>> start

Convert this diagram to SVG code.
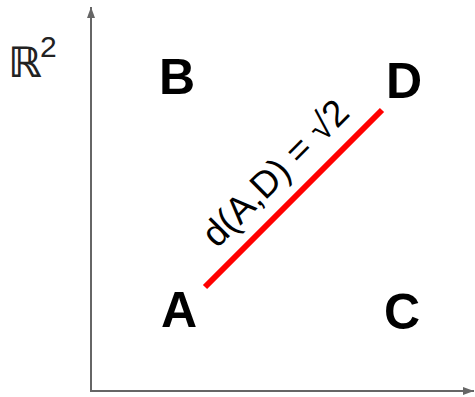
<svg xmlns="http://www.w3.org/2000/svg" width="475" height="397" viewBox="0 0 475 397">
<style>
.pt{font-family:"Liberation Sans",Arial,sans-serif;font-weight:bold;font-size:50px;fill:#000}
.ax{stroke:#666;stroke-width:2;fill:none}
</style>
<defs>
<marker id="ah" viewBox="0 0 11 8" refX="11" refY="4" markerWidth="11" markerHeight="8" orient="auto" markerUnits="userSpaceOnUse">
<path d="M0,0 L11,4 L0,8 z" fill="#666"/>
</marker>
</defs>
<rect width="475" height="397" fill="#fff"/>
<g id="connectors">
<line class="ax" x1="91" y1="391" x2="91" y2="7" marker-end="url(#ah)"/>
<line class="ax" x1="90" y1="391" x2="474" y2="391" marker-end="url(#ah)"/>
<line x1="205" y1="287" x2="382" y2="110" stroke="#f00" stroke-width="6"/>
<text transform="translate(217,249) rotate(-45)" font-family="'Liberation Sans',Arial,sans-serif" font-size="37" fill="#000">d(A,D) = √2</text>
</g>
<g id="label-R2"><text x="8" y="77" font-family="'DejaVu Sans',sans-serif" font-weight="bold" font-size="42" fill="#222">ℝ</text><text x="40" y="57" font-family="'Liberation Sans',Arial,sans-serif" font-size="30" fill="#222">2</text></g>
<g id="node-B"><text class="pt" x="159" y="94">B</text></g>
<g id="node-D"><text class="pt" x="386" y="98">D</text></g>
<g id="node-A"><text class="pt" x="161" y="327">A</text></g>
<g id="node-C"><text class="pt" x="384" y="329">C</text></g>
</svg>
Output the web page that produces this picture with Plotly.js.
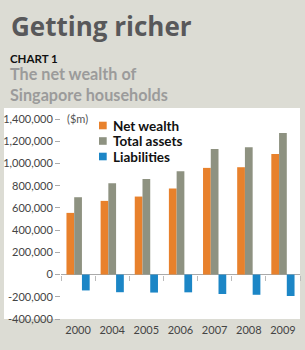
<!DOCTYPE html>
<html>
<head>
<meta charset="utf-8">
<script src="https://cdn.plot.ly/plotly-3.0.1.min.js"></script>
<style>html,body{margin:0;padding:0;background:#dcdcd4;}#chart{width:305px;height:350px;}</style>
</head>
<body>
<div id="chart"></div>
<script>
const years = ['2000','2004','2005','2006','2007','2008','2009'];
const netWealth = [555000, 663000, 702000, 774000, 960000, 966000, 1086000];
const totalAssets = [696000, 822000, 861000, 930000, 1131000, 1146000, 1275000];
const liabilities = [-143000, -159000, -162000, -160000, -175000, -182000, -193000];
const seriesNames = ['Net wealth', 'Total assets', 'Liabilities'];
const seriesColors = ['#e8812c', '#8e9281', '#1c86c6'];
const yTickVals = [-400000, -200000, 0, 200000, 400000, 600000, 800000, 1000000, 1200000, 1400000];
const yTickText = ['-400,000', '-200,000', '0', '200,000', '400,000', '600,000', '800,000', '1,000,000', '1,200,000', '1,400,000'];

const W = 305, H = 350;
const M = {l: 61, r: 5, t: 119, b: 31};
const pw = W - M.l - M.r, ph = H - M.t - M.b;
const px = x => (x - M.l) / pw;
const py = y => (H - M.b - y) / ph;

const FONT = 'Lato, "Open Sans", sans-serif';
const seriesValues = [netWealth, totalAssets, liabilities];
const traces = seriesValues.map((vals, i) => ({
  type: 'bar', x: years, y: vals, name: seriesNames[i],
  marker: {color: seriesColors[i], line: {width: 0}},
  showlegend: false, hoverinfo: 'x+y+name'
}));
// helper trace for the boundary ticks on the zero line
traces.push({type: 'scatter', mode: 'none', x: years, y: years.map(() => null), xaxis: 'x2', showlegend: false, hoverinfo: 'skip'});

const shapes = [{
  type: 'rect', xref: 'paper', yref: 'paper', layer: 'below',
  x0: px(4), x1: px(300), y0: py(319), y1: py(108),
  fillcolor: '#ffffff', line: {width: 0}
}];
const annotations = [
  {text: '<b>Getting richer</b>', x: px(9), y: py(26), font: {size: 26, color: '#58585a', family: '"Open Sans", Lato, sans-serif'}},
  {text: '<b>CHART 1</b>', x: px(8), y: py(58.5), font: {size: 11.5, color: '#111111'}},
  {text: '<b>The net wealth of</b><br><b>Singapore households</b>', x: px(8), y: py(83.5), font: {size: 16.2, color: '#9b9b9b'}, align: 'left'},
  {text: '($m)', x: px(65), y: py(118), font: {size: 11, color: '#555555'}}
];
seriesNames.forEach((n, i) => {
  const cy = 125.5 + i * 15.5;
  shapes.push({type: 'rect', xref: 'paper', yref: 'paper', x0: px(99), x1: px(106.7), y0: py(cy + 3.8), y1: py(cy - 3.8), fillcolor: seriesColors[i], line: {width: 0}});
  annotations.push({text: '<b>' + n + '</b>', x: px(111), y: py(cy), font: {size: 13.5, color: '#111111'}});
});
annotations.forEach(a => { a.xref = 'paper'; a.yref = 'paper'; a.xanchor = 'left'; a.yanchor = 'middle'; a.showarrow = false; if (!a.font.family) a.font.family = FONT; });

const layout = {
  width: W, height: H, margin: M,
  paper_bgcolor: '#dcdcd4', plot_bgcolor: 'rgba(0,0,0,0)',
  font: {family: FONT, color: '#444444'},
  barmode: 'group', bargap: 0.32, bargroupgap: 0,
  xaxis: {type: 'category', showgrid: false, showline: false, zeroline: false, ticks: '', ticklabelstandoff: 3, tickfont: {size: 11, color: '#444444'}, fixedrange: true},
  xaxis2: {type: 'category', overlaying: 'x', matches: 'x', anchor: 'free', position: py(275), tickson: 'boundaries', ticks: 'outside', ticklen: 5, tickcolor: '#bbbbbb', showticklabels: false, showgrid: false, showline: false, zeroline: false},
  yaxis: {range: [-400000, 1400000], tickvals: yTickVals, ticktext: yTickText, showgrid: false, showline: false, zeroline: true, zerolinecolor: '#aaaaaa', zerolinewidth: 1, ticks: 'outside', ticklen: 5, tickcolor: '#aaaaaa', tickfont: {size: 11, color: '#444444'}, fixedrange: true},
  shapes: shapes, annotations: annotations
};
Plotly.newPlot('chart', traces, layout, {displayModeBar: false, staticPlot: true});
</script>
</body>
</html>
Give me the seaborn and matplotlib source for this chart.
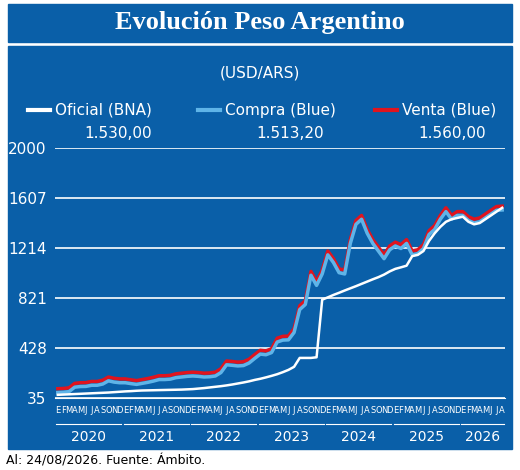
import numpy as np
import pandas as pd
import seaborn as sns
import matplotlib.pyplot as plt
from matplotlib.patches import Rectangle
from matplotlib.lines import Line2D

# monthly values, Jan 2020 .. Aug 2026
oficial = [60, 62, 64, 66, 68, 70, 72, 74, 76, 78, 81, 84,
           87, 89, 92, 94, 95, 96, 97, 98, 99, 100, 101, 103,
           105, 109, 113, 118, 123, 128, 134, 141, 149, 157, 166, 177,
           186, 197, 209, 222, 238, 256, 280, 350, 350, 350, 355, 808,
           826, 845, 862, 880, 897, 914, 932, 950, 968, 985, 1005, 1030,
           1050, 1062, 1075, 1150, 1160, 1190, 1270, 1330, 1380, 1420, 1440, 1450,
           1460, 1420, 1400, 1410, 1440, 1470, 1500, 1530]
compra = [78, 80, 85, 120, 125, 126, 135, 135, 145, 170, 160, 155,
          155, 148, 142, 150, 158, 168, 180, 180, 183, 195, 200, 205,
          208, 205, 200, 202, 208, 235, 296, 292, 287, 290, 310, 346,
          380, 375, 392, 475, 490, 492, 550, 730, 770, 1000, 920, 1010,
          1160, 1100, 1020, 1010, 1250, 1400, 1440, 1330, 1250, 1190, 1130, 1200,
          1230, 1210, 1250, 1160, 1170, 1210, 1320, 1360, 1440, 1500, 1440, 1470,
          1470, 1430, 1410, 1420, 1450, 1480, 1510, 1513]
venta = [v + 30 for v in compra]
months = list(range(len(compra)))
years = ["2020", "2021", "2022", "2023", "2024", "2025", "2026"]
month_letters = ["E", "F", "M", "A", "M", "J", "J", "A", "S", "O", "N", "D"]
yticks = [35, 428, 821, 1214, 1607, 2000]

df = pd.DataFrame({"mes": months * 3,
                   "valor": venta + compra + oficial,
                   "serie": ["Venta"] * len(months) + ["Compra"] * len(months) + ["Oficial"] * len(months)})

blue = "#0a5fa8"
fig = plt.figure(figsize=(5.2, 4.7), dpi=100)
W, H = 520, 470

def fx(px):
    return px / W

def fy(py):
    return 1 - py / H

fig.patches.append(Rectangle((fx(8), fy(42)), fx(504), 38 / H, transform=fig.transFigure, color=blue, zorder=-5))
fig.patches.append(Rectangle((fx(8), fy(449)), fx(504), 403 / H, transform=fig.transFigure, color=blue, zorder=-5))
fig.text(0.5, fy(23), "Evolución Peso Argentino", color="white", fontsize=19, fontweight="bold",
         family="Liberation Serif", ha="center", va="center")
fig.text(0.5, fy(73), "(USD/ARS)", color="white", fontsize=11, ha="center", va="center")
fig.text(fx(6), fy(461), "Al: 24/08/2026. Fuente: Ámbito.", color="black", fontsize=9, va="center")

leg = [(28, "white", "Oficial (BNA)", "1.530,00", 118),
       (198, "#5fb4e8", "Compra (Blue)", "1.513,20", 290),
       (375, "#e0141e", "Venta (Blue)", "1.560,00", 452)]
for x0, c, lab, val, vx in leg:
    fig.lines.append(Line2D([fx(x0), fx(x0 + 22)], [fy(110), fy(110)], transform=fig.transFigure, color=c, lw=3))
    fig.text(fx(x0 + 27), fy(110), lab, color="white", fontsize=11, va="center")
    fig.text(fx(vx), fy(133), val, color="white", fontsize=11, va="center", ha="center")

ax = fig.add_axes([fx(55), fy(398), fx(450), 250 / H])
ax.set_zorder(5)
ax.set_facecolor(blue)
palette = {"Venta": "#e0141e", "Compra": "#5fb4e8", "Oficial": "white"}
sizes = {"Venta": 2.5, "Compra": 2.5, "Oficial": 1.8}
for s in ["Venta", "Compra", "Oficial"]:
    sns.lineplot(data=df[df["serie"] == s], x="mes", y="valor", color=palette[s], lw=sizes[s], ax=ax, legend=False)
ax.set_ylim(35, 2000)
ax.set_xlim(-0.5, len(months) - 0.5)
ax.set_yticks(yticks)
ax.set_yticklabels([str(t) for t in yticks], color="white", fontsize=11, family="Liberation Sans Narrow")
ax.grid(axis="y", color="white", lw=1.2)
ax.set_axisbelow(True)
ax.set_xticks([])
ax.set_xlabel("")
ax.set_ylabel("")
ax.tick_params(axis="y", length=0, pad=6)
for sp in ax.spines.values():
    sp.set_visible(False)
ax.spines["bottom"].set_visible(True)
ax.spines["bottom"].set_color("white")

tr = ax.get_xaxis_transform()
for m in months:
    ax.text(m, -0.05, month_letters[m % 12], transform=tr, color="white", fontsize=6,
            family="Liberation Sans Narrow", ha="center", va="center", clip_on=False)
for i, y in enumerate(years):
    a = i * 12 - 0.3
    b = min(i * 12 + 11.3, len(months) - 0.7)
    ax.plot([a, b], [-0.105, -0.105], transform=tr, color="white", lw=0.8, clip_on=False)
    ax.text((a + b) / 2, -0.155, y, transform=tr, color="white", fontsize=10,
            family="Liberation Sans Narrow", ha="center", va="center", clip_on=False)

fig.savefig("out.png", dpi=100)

>> end

#### Goal of the exercise
Make an exact copy of the lines from the one holding "Output the web" through the one holding "const py = y => (H - M.b - y) / ph;", end lines included, without the pictures.

#### Final answer
Output the web page that produces this picture with Plotly.js.
<!DOCTYPE html>
<html>
<head>
<meta charset="utf-8">
<script src="https://cdn.plot.ly/plotly-3.0.1.min.js"></script>
<style>html,body{margin:0;padding:0;background:#dcdcd4;}#chart{width:305px;height:350px;}</style>
</head>
<body>
<div id="chart"></div>
<script>
const years = ['2000','2004','2005','2006','2007','2008','2009'];
const netWealth = [555000, 663000, 702000, 774000, 960000, 966000, 1086000];
const totalAssets = [696000, 822000, 861000, 930000, 1131000, 1146000, 1275000];
const liabilities = [-143000, -159000, -162000, -160000, -175000, -182000, -193000];
const seriesNames = ['Net wealth', 'Total assets', 'Liabilities'];
const seriesColors = ['#e8812c', '#8e9281', '#1c86c6'];
const yTickVals = [-400000, -200000, 0, 200000, 400000, 600000, 800000, 1000000, 1200000, 1400000];
const yTickText = ['-400,000', '-200,000', '0', '200,000', '400,000', '600,000', '800,000', '1,000,000', '1,200,000', '1,400,000'];

const W = 305, H = 350;
const M = {l: 61, r: 5, t: 119, b: 31};
const pw = W - M.l - M.r, ph = H - M.t - M.b;
const px = x => (x - M.l) / pw;
const py = y => (H - M.b - y) / ph;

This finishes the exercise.